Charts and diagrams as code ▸

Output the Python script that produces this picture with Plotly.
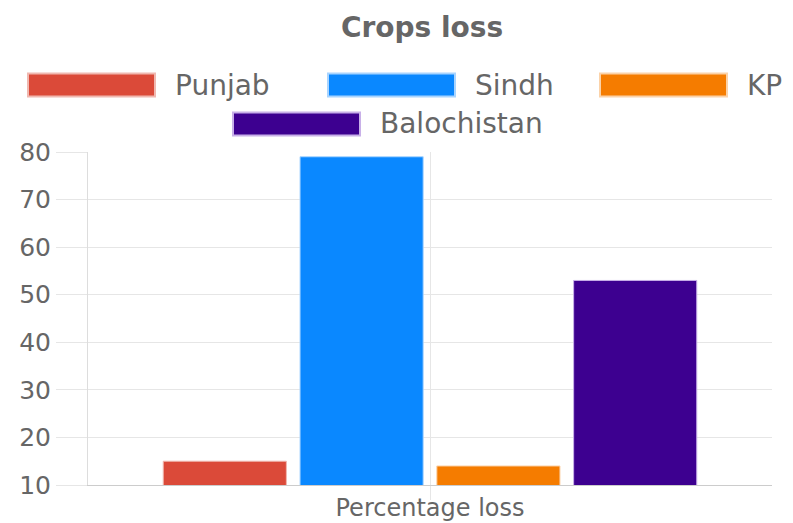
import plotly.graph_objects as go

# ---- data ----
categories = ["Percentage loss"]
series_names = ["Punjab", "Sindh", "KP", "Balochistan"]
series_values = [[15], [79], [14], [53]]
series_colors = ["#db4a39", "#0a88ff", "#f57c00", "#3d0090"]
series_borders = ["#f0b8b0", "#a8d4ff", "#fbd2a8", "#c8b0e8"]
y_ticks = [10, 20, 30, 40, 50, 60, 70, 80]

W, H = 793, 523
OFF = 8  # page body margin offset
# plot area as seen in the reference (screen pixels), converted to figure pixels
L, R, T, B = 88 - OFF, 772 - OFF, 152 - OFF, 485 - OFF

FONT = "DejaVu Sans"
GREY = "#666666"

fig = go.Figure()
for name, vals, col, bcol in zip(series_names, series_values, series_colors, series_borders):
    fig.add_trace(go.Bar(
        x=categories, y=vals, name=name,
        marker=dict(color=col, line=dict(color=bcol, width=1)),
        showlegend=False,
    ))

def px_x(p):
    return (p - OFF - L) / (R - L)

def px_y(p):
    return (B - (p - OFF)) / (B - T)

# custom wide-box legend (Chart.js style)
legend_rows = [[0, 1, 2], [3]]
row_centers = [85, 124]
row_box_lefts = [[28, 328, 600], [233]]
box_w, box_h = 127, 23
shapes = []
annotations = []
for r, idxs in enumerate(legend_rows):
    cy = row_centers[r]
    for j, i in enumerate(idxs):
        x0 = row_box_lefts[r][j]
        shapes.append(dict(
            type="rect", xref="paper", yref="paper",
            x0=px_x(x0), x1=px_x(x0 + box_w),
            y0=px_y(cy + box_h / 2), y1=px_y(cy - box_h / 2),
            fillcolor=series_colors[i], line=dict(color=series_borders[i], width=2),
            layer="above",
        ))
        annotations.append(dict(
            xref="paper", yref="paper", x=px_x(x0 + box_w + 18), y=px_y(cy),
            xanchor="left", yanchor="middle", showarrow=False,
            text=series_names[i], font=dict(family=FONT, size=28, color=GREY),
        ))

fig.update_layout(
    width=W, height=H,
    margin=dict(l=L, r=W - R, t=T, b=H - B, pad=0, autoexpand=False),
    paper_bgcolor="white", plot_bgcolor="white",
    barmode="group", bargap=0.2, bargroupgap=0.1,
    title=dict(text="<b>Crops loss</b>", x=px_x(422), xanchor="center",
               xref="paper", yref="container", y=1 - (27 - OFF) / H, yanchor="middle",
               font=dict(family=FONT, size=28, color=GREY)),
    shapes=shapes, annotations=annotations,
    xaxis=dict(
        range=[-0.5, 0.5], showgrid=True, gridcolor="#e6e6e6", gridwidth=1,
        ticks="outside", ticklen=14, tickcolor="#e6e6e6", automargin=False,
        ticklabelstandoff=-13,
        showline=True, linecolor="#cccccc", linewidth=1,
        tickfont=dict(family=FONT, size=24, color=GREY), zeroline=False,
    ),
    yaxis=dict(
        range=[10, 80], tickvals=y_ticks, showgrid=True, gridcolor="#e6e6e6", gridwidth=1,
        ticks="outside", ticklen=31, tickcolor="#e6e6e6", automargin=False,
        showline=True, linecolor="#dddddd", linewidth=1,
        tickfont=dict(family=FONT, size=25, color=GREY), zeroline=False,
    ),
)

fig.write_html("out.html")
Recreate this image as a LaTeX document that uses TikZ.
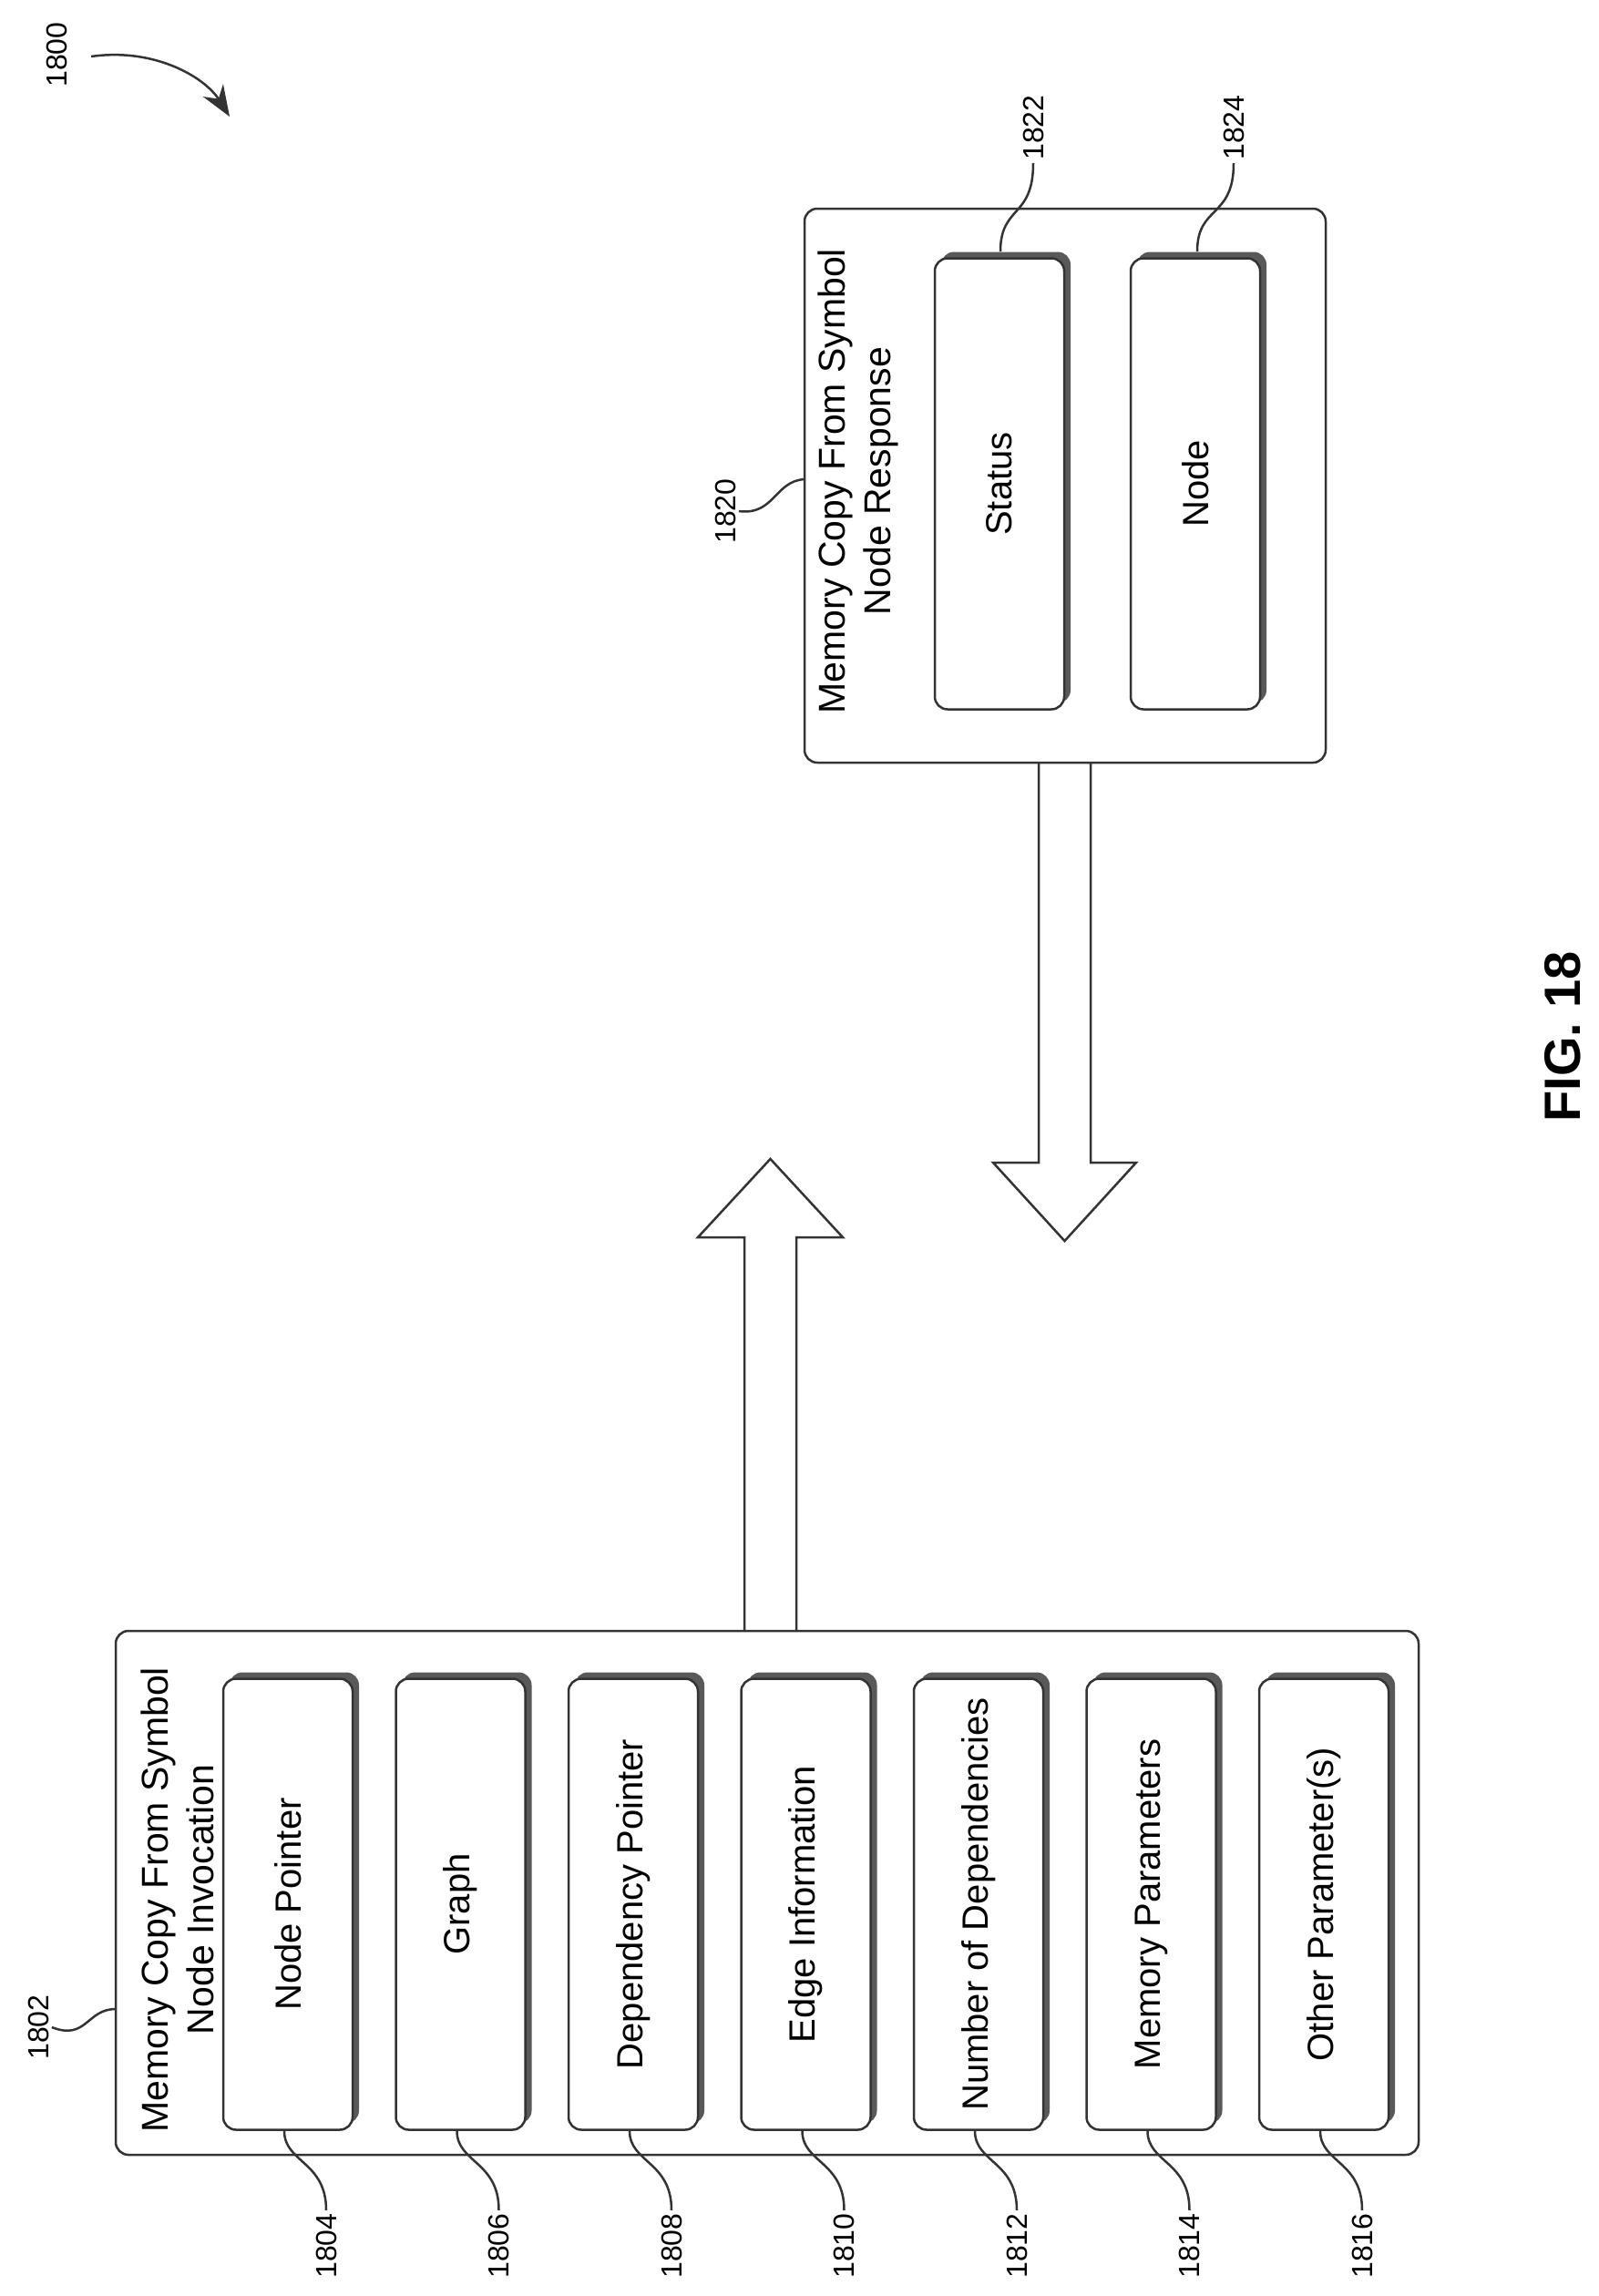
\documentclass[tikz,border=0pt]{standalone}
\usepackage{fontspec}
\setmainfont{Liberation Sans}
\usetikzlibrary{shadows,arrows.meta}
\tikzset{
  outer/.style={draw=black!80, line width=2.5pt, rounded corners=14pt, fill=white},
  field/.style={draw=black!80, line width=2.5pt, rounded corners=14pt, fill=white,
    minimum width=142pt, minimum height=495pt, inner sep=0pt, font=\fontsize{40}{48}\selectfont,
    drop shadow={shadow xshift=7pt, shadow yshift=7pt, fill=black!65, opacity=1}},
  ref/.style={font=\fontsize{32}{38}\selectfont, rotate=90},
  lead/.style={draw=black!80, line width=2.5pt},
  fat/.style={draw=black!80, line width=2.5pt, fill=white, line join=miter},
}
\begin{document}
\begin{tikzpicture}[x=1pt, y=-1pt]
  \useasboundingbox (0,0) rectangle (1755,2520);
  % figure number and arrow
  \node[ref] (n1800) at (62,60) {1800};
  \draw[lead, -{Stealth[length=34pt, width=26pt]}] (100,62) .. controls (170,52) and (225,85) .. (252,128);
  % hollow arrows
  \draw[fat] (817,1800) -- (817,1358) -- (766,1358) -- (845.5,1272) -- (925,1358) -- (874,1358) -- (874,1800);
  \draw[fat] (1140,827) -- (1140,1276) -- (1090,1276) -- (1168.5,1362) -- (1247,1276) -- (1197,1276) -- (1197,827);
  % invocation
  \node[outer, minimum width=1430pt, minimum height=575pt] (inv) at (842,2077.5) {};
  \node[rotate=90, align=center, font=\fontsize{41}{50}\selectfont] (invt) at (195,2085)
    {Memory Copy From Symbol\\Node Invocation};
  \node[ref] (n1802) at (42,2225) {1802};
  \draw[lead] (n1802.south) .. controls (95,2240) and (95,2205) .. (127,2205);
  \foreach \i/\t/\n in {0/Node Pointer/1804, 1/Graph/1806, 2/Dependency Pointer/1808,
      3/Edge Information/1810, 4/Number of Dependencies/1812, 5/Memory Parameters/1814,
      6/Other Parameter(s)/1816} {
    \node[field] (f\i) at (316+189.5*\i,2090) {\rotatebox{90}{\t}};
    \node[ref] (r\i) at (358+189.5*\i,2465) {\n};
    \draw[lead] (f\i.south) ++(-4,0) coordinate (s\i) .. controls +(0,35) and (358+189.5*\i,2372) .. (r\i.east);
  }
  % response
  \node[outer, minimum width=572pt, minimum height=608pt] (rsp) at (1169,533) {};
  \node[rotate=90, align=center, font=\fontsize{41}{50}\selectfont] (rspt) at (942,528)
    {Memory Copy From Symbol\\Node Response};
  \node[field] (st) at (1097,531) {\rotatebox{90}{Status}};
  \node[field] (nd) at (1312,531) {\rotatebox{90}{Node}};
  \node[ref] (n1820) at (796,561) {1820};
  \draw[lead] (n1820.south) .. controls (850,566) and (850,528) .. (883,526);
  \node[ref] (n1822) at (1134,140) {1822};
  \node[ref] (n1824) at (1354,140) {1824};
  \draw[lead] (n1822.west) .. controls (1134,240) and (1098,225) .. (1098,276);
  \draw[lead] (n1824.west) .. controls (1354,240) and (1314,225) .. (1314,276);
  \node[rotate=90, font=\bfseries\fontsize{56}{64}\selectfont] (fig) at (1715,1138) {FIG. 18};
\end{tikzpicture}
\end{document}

WHAT TO WORK ON ▸ All entries must be written out again exactly as given, with no pictures in the copy.

ANSWER BELOW ▸
Output the Python script that produces this picture with Plotly.
import plotly.graph_objects as go

# ---- data ----
categories = ["Percentage loss"]
series_names = ["Punjab", "Sindh", "KP", "Balochistan"]
series_values = [[15], [79], [14], [53]]
series_colors = ["#db4a39", "#0a88ff", "#f57c00", "#3d0090"]
series_borders = ["#f0b8b0", "#a8d4ff", "#fbd2a8", "#c8b0e8"]
y_ticks = [10, 20, 30, 40, 50, 60, 70, 80]

W, H = 793, 523
OFF = 8  # page body margin offset
# plot area as seen in the reference (screen pixels), converted to figure pixels
L, R, T, B = 88 - OFF, 772 - OFF, 152 - OFF, 485 - OFF

FONT = "DejaVu Sans"
GREY = "#666666"

fig = go.Figure()
for name, vals, col, bcol in zip(series_names, series_values, series_colors, series_borders):
    fig.add_trace(go.Bar(
        x=categories, y=vals, name=name,
        marker=dict(color=col, line=dict(color=bcol, width=1)),
        showlegend=False,
    ))

def px_x(p):
    return (p - OFF - L) / (R - L)

def px_y(p):
    return (B - (p - OFF)) / (B - T)

# custom wide-box legend (Chart.js style)
legend_rows = [[0, 1, 2], [3]]
row_centers = [85, 124]
row_box_lefts = [[28, 328, 600], [233]]
box_w, box_h = 127, 23
shapes = []
annotations = []
for r, idxs in enumerate(legend_rows):
    cy = row_centers[r]
    for j, i in enumerate(idxs):
        x0 = row_box_lefts[r][j]
        shapes.append(dict(
            type="rect", xref="paper", yref="paper",
            x0=px_x(x0), x1=px_x(x0 + box_w),
            y0=px_y(cy + box_h / 2), y1=px_y(cy - box_h / 2),
            fillcolor=series_colors[i], line=dict(color=series_borders[i], width=2),
            layer="above",
        ))
        annotations.append(dict(
            xref="paper", yref="paper", x=px_x(x0 + box_w + 18), y=px_y(cy),
            xanchor="left", yanchor="middle", showarrow=False,
            text=series_names[i], font=dict(family=FONT, size=28, color=GREY),
        ))

fig.update_layout(
    width=W, height=H,
    margin=dict(l=L, r=W - R, t=T, b=H - B, pad=0, autoexpand=False),
    paper_bgcolor="white", plot_bgcolor="white",
    barmode="group", bargap=0.2, bargroupgap=0.1,
    title=dict(text="<b>Crops loss</b>", x=px_x(422), xanchor="center",
               xref="paper", yref="container", y=1 - (27 - OFF) / H, yanchor="middle",
               font=dict(family=FONT, size=28, color=GREY)),
    shapes=shapes, annotations=annotations,
    xaxis=dict(
        range=[-0.5, 0.5], showgrid=True, gridcolor="#e6e6e6", gridwidth=1,
        ticks="outside", ticklen=14, tickcolor="#e6e6e6", automargin=False,
        ticklabelstandoff=-13,
        showline=True, linecolor="#cccccc", linewidth=1,
        tickfont=dict(family=FONT, size=24, color=GREY), zeroline=False,
    ),
    yaxis=dict(
        range=[10, 80], tickvals=y_ticks, showgrid=True, gridcolor="#e6e6e6", gridwidth=1,
        ticks="outside", ticklen=31, tickcolor="#e6e6e6", automargin=False,
        showline=True, linecolor="#dddddd", linewidth=1,
        tickfont=dict(family=FONT, size=25, color=GREY), zeroline=False,
    ),
)

fig.write_html("out.html")
Recreate this image as a LaTeX document that uses TikZ.
\documentclass[tikz,border=0pt]{standalone}
\usepackage{fontspec}
\setmainfont{Liberation Sans}
\usetikzlibrary{shadows,arrows.meta}
\tikzset{
  outer/.style={draw=black!80, line width=2.5pt, rounded corners=14pt, fill=white},
  field/.style={draw=black!80, line width=2.5pt, rounded corners=14pt, fill=white,
    minimum width=142pt, minimum height=495pt, inner sep=0pt, font=\fontsize{40}{48}\selectfont,
    drop shadow={shadow xshift=7pt, shadow yshift=7pt, fill=black!65, opacity=1}},
  ref/.style={font=\fontsize{32}{38}\selectfont, rotate=90},
  lead/.style={draw=black!80, line width=2.5pt},
  fat/.style={draw=black!80, line width=2.5pt, fill=white, line join=miter},
}
\begin{document}
\begin{tikzpicture}[x=1pt, y=-1pt]
  \useasboundingbox (0,0) rectangle (1755,2520);
  % figure number and arrow
  \node[ref] (n1800) at (62,60) {1800};
  \draw[lead, -{Stealth[length=34pt, width=26pt]}] (100,62) .. controls (170,52) and (225,85) .. (252,128);
  % hollow arrows
  \draw[fat] (817,1800) -- (817,1358) -- (766,1358) -- (845.5,1272) -- (925,1358) -- (874,1358) -- (874,1800);
  \draw[fat] (1140,827) -- (1140,1276) -- (1090,1276) -- (1168.5,1362) -- (1247,1276) -- (1197,1276) -- (1197,827);
  % invocation
  \node[outer, minimum width=1430pt, minimum height=575pt] (inv) at (842,2077.5) {};
  \node[rotate=90, align=center, font=\fontsize{41}{50}\selectfont] (invt) at (195,2085)
    {Memory Copy From Symbol\\Node Invocation};
  \node[ref] (n1802) at (42,2225) {1802};
  \draw[lead] (n1802.south) .. controls (95,2240) and (95,2205) .. (127,2205);
  \foreach \i/\t/\n in {0/Node Pointer/1804, 1/Graph/1806, 2/Dependency Pointer/1808,
      3/Edge Information/1810, 4/Number of Dependencies/1812, 5/Memory Parameters/1814,
      6/Other Parameter(s)/1816} {
    \node[field] (f\i) at (316+189.5*\i,2090) {\rotatebox{90}{\t}};
    \node[ref] (r\i) at (358+189.5*\i,2465) {\n};
    \draw[lead] (f\i.south) ++(-4,0) coordinate (s\i) .. controls +(0,35) and (358+189.5*\i,2372) .. (r\i.east);
  }
  % response
  \node[outer, minimum width=572pt, minimum height=608pt] (rsp) at (1169,533) {};
  \node[rotate=90, align=center, font=\fontsize{41}{50}\selectfont] (rspt) at (942,528)
    {Memory Copy From Symbol\\Node Response};
  \node[field] (st) at (1097,531) {\rotatebox{90}{Status}};
  \node[field] (nd) at (1312,531) {\rotatebox{90}{Node}};
  \node[ref] (n1820) at (796,561) {1820};
  \draw[lead] (n1820.south) .. controls (850,566) and (850,528) .. (883,526);
  \node[ref] (n1822) at (1134,140) {1822};
  \node[ref] (n1824) at (1354,140) {1824};
  \draw[lead] (n1822.west) .. controls (1134,240) and (1098,225) .. (1098,276);
  \draw[lead] (n1824.west) .. controls (1354,240) and (1314,225) .. (1314,276);
  \node[rotate=90, font=\bfseries\fontsize{56}{64}\selectfont] (fig) at (1715,1138) {FIG. 18};
\end{tikzpicture}
\end{document}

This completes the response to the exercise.